### Aim
Retype every line from the top of the entries down to the one with "line_shown = [False, True, True, True, True, True, False]", both included, and skip the pictures.

### Dataset entries

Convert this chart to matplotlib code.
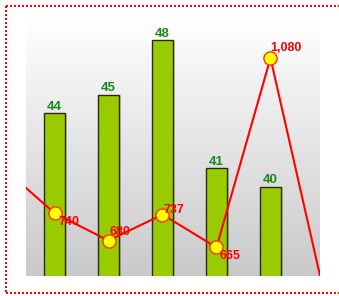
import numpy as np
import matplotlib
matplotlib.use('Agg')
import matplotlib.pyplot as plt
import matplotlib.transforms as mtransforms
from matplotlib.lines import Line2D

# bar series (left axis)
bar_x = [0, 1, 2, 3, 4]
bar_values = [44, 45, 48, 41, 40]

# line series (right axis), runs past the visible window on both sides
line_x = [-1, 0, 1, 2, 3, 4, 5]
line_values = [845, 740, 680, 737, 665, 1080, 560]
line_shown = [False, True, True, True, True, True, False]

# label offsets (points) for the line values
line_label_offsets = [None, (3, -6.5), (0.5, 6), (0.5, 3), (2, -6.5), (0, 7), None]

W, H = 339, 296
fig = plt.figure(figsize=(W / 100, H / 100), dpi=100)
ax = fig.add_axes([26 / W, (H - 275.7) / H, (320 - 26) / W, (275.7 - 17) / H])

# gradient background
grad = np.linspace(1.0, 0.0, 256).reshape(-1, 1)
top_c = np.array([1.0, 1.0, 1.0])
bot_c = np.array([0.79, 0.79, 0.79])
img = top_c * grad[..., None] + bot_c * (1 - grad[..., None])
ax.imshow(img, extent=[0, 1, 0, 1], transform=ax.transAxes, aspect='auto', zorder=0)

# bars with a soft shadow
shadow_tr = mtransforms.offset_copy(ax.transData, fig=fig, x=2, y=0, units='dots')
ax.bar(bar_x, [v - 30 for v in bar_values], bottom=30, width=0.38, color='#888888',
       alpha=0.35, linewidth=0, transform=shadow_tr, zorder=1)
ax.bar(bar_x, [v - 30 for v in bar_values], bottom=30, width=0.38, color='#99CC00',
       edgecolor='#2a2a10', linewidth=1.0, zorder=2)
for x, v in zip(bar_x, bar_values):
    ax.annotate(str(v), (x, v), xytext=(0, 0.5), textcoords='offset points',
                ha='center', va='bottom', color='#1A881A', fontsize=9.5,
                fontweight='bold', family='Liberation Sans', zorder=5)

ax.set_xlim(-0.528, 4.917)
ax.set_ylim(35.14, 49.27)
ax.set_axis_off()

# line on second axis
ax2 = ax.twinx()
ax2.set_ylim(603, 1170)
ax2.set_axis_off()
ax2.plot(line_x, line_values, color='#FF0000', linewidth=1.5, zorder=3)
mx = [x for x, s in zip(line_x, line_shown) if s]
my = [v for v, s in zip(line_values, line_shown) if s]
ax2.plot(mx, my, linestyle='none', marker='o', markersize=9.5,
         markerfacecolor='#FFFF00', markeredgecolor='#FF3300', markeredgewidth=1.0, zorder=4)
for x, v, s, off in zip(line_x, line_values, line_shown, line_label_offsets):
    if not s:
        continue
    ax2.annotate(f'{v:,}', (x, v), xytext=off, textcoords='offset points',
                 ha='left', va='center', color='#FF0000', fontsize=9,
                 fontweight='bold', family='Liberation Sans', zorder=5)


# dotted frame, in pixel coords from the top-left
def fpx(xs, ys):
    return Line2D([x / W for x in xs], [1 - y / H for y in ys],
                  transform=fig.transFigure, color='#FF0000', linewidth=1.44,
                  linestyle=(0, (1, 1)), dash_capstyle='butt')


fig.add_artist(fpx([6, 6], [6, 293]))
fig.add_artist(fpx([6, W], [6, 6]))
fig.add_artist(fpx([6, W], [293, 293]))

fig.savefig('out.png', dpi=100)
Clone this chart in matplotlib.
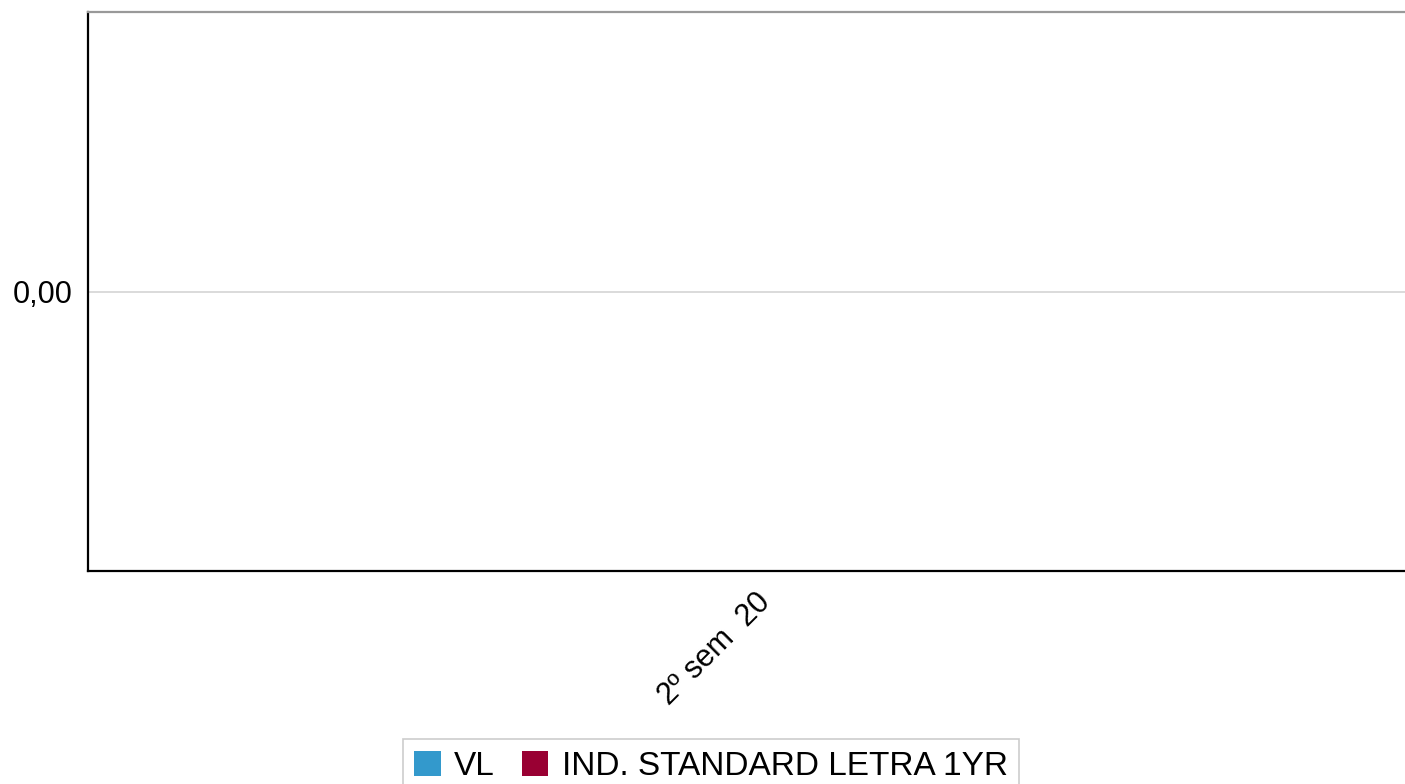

### Result for this exercise
Convert this chart to matplotlib code.
import numpy as np
import matplotlib
matplotlib.use('Agg')
import matplotlib.pyplot as plt
import matplotlib.transforms as mtransforms
from matplotlib.lines import Line2D

# bar series (left axis)
bar_x = [0, 1, 2, 3, 4]
bar_values = [44, 45, 48, 41, 40]

# line series (right axis), runs past the visible window on both sides
line_x = [-1, 0, 1, 2, 3, 4, 5]
line_values = [845, 740, 680, 737, 665, 1080, 560]
line_shown = [False, True, True, True, True, True, False]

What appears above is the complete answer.